The net effect of these strategies is that nursing homes often overstate how sick or
functionally limited a resident is to overstate the amount of work they will have to do
when billing Medicare. I have seen nursing homes approving all sorts of physical, occupational and speech therapies for residents who couldn’t possibly benefit from such therapies. I have seen residents classified as needing extensive assistance with all activities of daily living such as feeding, toileting, dressing, and bathing when in fact the resident was capable of doing far more than the assessment stated. This is a nice situation for the nursing home because they can tell Medicare that the resident needs to be turned and repositioned as well as fed and bathed by their staff to maximize their reimbursement rate while not actually needing to provide that care because the resident is fully capable of performing those tasks. At that point, the nursing home need only DOCUMENT that such care is being provided to be paid in full at the higher rate. In addition to artificially inflating reimbursement rates from Medicare, nursing homes maximize profitability by reducing overhead costs of their business. In fact, for nursing homes that do not want to blatantly commit Medicare Fraud, this is the ONLY way to truly improve profitability as there is no way to raise the price of their services.

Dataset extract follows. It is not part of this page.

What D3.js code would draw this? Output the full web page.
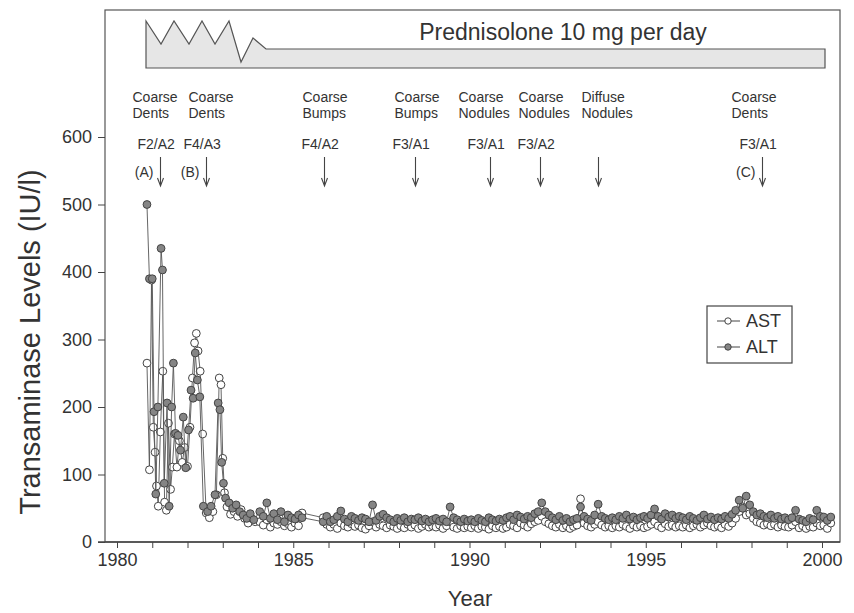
<!DOCTYPE html>
<html>
<head>
<meta charset="utf-8">
<script src="https://cdn.jsdelivr.net/npm/d3@7"></script>
<style>
  body { margin: 0; background: #fff; }
  svg { font-family: "Liberation Sans", Arial, Helvetica, sans-serif; }
  .axis text { fill: #333; }
  .axis path, .axis line { stroke: #444; }
</style>
</head>
<body>
<div id="chart"></div>
<script>
// --- data ---

// early treatment phase (1980.8 - 1984), [year, IU/l]
const earlyAST = [
  [1980.85, 265], [1980.92, 107], [1980.98, 388], [1981.03, 170], [1981.08, 133],
  [1981.12, 83], [1981.17, 53], [1981.23, 163], [1981.30, 253], [1981.35, 59],
  [1981.40, 47], [1981.46, 176], [1981.52, 78], [1981.57, 111], [1981.63, 160],
  [1981.70, 111], [1981.77, 150], [1981.85, 118], [1981.92, 140], [1982.00, 112],
  [1982.07, 170], [1982.14, 243], [1982.20, 295], [1982.25, 309], [1982.30, 283],
  [1982.36, 253], [1982.43, 160], [1982.53, 43], [1982.62, 36], [1982.72, 45],
  [1982.82, 70], [1982.90, 243], [1982.95, 233], [1983.00, 124], [1983.05, 73],
  [1983.12, 52], [1983.22, 41], [1983.32, 45], [1983.42, 38], [1983.52, 48],
  [1983.62, 35], [1983.72, 28], [1983.82, 35], [1983.92, 30]
];
const earlyALT = [
  [1980.85, 500], [1980.92, 390], [1981.00, 390], [1981.05, 193], [1981.10, 71],
  [1981.16, 200], [1981.25, 435], [1981.29, 403], [1981.34, 87], [1981.42, 206],
  [1981.48, 53], [1981.55, 200], [1981.60, 265], [1981.66, 161], [1981.73, 158],
  [1981.80, 136], [1981.88, 185], [1981.95, 110], [1982.03, 166], [1982.10, 225],
  [1982.16, 213], [1982.22, 280], [1982.28, 240], [1982.35, 215], [1982.45, 53],
  [1982.57, 45], [1982.67, 53], [1982.78, 70], [1982.87, 206], [1982.92, 196],
  [1982.97, 118], [1983.02, 87], [1983.08, 65], [1983.18, 58], [1983.28, 50],
  [1983.38, 55], [1983.48, 45], [1983.58, 40], [1983.68, 35], [1983.78, 42],
  [1983.88, 33]
];

// maintenance phase: ten readings per year (null = no visit)
const lateYears = [1984, 1985, 1986, 1987, 1988, 1989, 1990, 1991, 1992,
                   1993, 1994, 1995, 1996, 1997, 1998, 1999, 2000];
const lateAST = [
  [30, 25, 33, 22, 28, 26, 30, 24, 27, 22],
  [28, 24, 43, null, null, null, null, null, 36, 26],
  [22, 26, 20, 28, 24, 22, 27, 23, 25, 21],
  [19, 24, 30, 22, 26, 24, 21, 25, 23, 20],
  [24, 21, 26, 22, 25, 20, 23, 26, 22, 24],
  [22, 25, 20, 24, 30, 22, 20, 24, 21, 23],
  [21, 24, 20, 23, 22, 19, 24, 21, 23, 20],
  [22, 26, 24, 21, 28, 25, 22, 27, 30, 32],
  [38, 30, 27, 24, 22, 26, 21, 24, 20, 23],
  [25, 64, 28, 24, 22, 26, 30, 25, 22, 24],
  [21, 24, 22, 26, 23, 20, 25, 22, 24, 21],
  [23, 26, 30, 24, 21, 27, 23, 25, 22, 24],
  [22, 25, 21, 24, 26, 22, 25, 28, 24, 22],
  [24, 21, 26, 23, 28, 35, 45, 52, 40, 42],
  [35, 30, 28, 25, 27, 24, 26, 22, 25, 23],
  [22, 25, 30, 21, 24, 20, 23, 22, 28, 24],
  [25, 20, 28]
];
const lateALT = [
  [45, 38, 58, 35, 42, 33, 45, 30, 40, 36],
  [34, 40, 36, null, null, null, null, null, 30, 38],
  [30, 33, 38, 46, 34, 30, 38, 35, 32, 36],
  [34, 30, 55, 32, 38, 41, 36, 33, 30, 35],
  [32, 36, 30, 34, 33, 36, 31, 34, 30, 33],
  [35, 31, 34, 30, 52, 36, 33, 30, 34, 31],
  [33, 30, 35, 32, 30, 36, 33, 31, 34, 32],
  [36, 38, 33, 40, 37, 34, 38, 36, 42, 45],
  [58, 45, 40, 36, 33, 38, 32, 35, 30, 33],
  [35, 52, 38, 34, 32, 40, 56, 38, 35, 33],
  [36, 33, 38, 35, 40, 34, 37, 33, 36, 38],
  [35, 40, 49, 38, 34, 42, 37, 40, 35, 38],
  [36, 33, 38, 35, 32, 36, 40, 34, 37, 33],
  [36, 34, 38, 35, 41, 47, 62, 50, 68, 55],
  [45, 40, 42, 38, 36, 40, 35, 38, 34, 36],
  [33, 36, 47, 34, 32, 30, 35, 33, 47, 38],
  [37, 32, 37]
];

// biopsies: date, ultrasound finding, histology grade, letter
const biopsyYears = [1981.22, 1982.52, 1985.87, 1988.45, 1990.58, 1992.0, 1993.65, 1998.3];
const findingTop = ["Coarse", "Coarse", "Coarse", "Coarse", "Coarse", "Coarse", "Diffuse", "Coarse"];
const findingBottom = ["Dents", "Dents", "Bumps", "Bumps", "Nodules", "Nodules", "Nodules", "Dents"];
const grades = ["F2/A2", "F4/A3", "F4/A2", "F3/A1", "F3/A1", "F3/A2", "", "F3/A1"];
const letters = ["(A)", "(B)", "", "", "", "", "", "(C)"];

const yTicks = [0, 100, 200, 300, 400, 500, 600];

// --- build series ---
function expand(early, rows) {
  const out = early.map(d => ({ year: d[0], value: d[1] }));
  lateYears.forEach((yr, i) => {
    rows[i].forEach((v, j) => {
      if (v !== null) out.push({ year: yr + 0.05 + j * 0.1, value: v });
    });
  });
  return out;
}
const ast = expand(earlyAST, lateAST);
const alt = expand(earlyALT, lateALT);

// --- layout ---
const W = 854, H = 613;
const frame = { left: 105, top: 10, right: 840, bottom: 542 };

const svg = d3.select("#chart")
  .append("svg")
  .attr("width", W)
  .attr("height", H);

const x = d3.scaleLinear().domain([1980, 2000]).range([117, 822]);
const y = d3.scaleLinear().domain([0, 600]).range([542, 137]);

// frame
svg.append("rect")
  .attr("x", frame.left).attr("y", frame.top)
  .attr("width", frame.right - frame.left)
  .attr("height", frame.bottom - frame.top)
  .attr("fill", "none")
  .attr("stroke", "#555")
  .attr("stroke-width", 1.2);

// prednisolone banner (tapering zigzag then flat band)
const bannerPts = [
  [146, 68], [146, 21], [161, 44], [174, 21], [189, 44], [202, 21], [215, 44],
  [229, 21], [241, 62], [253, 38], [266, 49], [825, 49], [825, 68]
];
svg.append("path")
  .attr("d", d3.line()(bannerPts) + "Z")
  .attr("fill", "#e6e6e6")
  .attr("stroke", "#555")
  .attr("stroke-width", 1.2)
  .attr("stroke-linejoin", "miter");

svg.append("text")
  .attr("x", 563).attr("y", 40)
  .attr("text-anchor", "middle")
  .attr("font-size", 23)
  .attr("fill", "#333")
  .text("Prednisolone 10 mg per day");

// x axis: tick every year, label every 5
const xAxis = svg.append("g")
  .attr("class", "axis")
  .attr("transform", `translate(0,${frame.bottom})`)
  .call(d3.axisBottom(x)
    .tickValues(d3.range(1980, 2001))
    .tickSize(6)
    .tickPadding(5)
    .tickFormat(d => d % 5 === 0 ? d : ""));
xAxis.select(".domain").attr("d", `M${frame.left - 7},0H${frame.right}`).attr("stroke-width", 1.6);
xAxis.selectAll("text").attr("font-size", 18);

// y axis
const yAxis = svg.append("g")
  .attr("class", "axis")
  .attr("transform", `translate(${frame.left},0)`)
  .call(d3.axisLeft(y).tickValues(yTicks).tickSize(7).tickPadding(6));
yAxis.select(".domain").remove();
yAxis.selectAll("text").attr("font-size", 18);

// axis titles
svg.append("text")
  .attr("x", 470).attr("y", 606)
  .attr("text-anchor", "middle")
  .attr("font-size", 22)
  .attr("fill", "#333")
  .text("Year");

svg.append("text")
  .attr("transform", "rotate(-90)")
  .attr("x", -342).attr("y", 40)
  .attr("text-anchor", "middle")
  .attr("font-size", 29)
  .attr("fill", "#333")
  .text("Transaminase Levels (IU/l)");

// biopsy annotations: text columns sit left of each arrow
const findingShift = [-28, -18, -22, -21, -32, -22, -17, -31];
const notes = svg.append("g").attr("fill", "#333").attr("font-size", 14);
biopsyYears.forEach((yr, i) => {
  const cx = Math.round(x(yr)) + 0.5;
  notes.append("text").attr("x", cx + findingShift[i]).attr("y", 102).text(findingTop[i]);
  notes.append("text").attr("x", cx + findingShift[i]).attr("y", 118).text(findingBottom[i]);
  if (grades[i]) {
    notes.append("text").attr("x", cx - 23).attr("y", 149).text(grades[i]);
  }
  if (letters[i]) {
    notes.append("text").attr("x", cx - 7).attr("y", 177).attr("text-anchor", "end").text(letters[i]);
  }
  // arrow
  notes.append("path")
    .attr("d", `M${cx},157V186M${cx - 3},178L${cx},186L${cx + 3},178`)
    .attr("fill", "none")
    .attr("stroke", "#444")
    .attr("stroke-width", 1.1);
});

// series
const line = d3.line().x(d => x(d.year)).y(d => y(d.value));

function drawSeries(data, fill) {
  svg.append("path")
    .datum(data)
    .attr("d", line)
    .attr("fill", "none")
    .attr("stroke", "#555")
    .attr("stroke-width", 0.9);
  svg.append("g")
    .selectAll("circle")
    .data(data)
    .enter()
    .append("circle")
    .attr("cx", d => x(d.year))
    .attr("cy", d => y(d.value))
    .attr("r", 3.9)
    .attr("fill", fill)
    .attr("stroke", "#444")
    .attr("stroke-width", 1);
}
drawSeries(ast, "#fff");
drawSeries(alt, "#858585");

// legend
const legend = svg.append("g");
legend.append("rect")
  .attr("x", 707).attr("y", 306)
  .attr("width", 85).attr("height", 57)
  .attr("fill", "#fff")
  .attr("stroke", "#444")
  .attr("stroke-width", 1.2);
[["AST", "#fff", 321], ["ALT", "#858585", 347]].forEach(([name, fill, ly]) => {
  legend.append("line")
    .attr("x1", 717).attr("x2", 740)
    .attr("y1", ly).attr("y2", ly)
    .attr("stroke", "#444");
  legend.append("circle")
    .attr("cx", 728).attr("cy", ly).attr("r", 3.2)
    .attr("fill", fill).attr("stroke", "#444");
  legend.append("text")
    .attr("x", 746).attr("y", ly + 6)
    .attr("font-size", 18)
    .attr("fill", "#333")
    .text(name);
});
</script>
</body>
</html>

Here’s the problem…there aren’t a lot of ways to reduce a nursing home’s overhead. The rent/mortgage on the building is very difficult if not impossible to manipulate. They can choose to purchase lower quality food, linens and supplies of course but the truth is
they are almost always using the cheapest version of these items that they can get away with and once they reach the bottom rung of such costs they have no more moves to make. There is one expense however that is highly manipulatable and it is the HIGHEST cost of running a nursing home business – staffing. Whether its nurses or certified nurse aides, reducing the quantity or quality of nursing home staff can result in significant cost savings to the nursing home business. By removing a nurse or aide from one unit or multiple units, from one shift or multiple shifts can drastically change the financial equation of the operation. If you multiply those savings by multiple weeks,
months or years the numbers can be staggering. For multi-facility national chains the costs savings grow exponentially and enter the millions. In short, keeping staffing levels low is the single best way to maximize profitability. As a result the nursing home is always at risk of crossing the danger threshold where staffing levels endanger the safety and health of the residents in the pursuit of profit. The rest of this story will ultimately go something like this- A client will walk into my office and say one Saturday, my mom rang her call bell for an hour and nobody came. She needed to go to the bathroom really bad but nobody came. She is a dignified woman and she wasn’t about to wet herself if she could avoid it. After an hour of ringing the bell with no response she tried to get up unattended, and fell on her way to the bathroom. When she was found five hours later she had a fractured hip and was in tremendous pain. She waited for 5 hours to be found and her heart was racing when they found her. At 92 years old the hip surgery really took a toll on her and she was
bed and chair bound for the rest f her life. She developed pneumonia from being in bed so long and when she was admitted to the hospital they found a stage IV bedsore the size of a grapefruit all the way to her tailbone. It was infected since she was using a diaper since the surgery and sepsis had infected her blood. She had a bad Urinary tract infection since she was catheterized following the hip surgery and they didn’t change it often enough. She died a horrible death with a 104 degree fever and open infected wounds all over her body.” This is the result of a nursing home simply being a business in the world of prospective payment system.
Ultimately, if families understood this concept-that a nursing home is a business and they empowered themselves before coming into my office, we could drastically reduce the amount of nursing home cases across the US.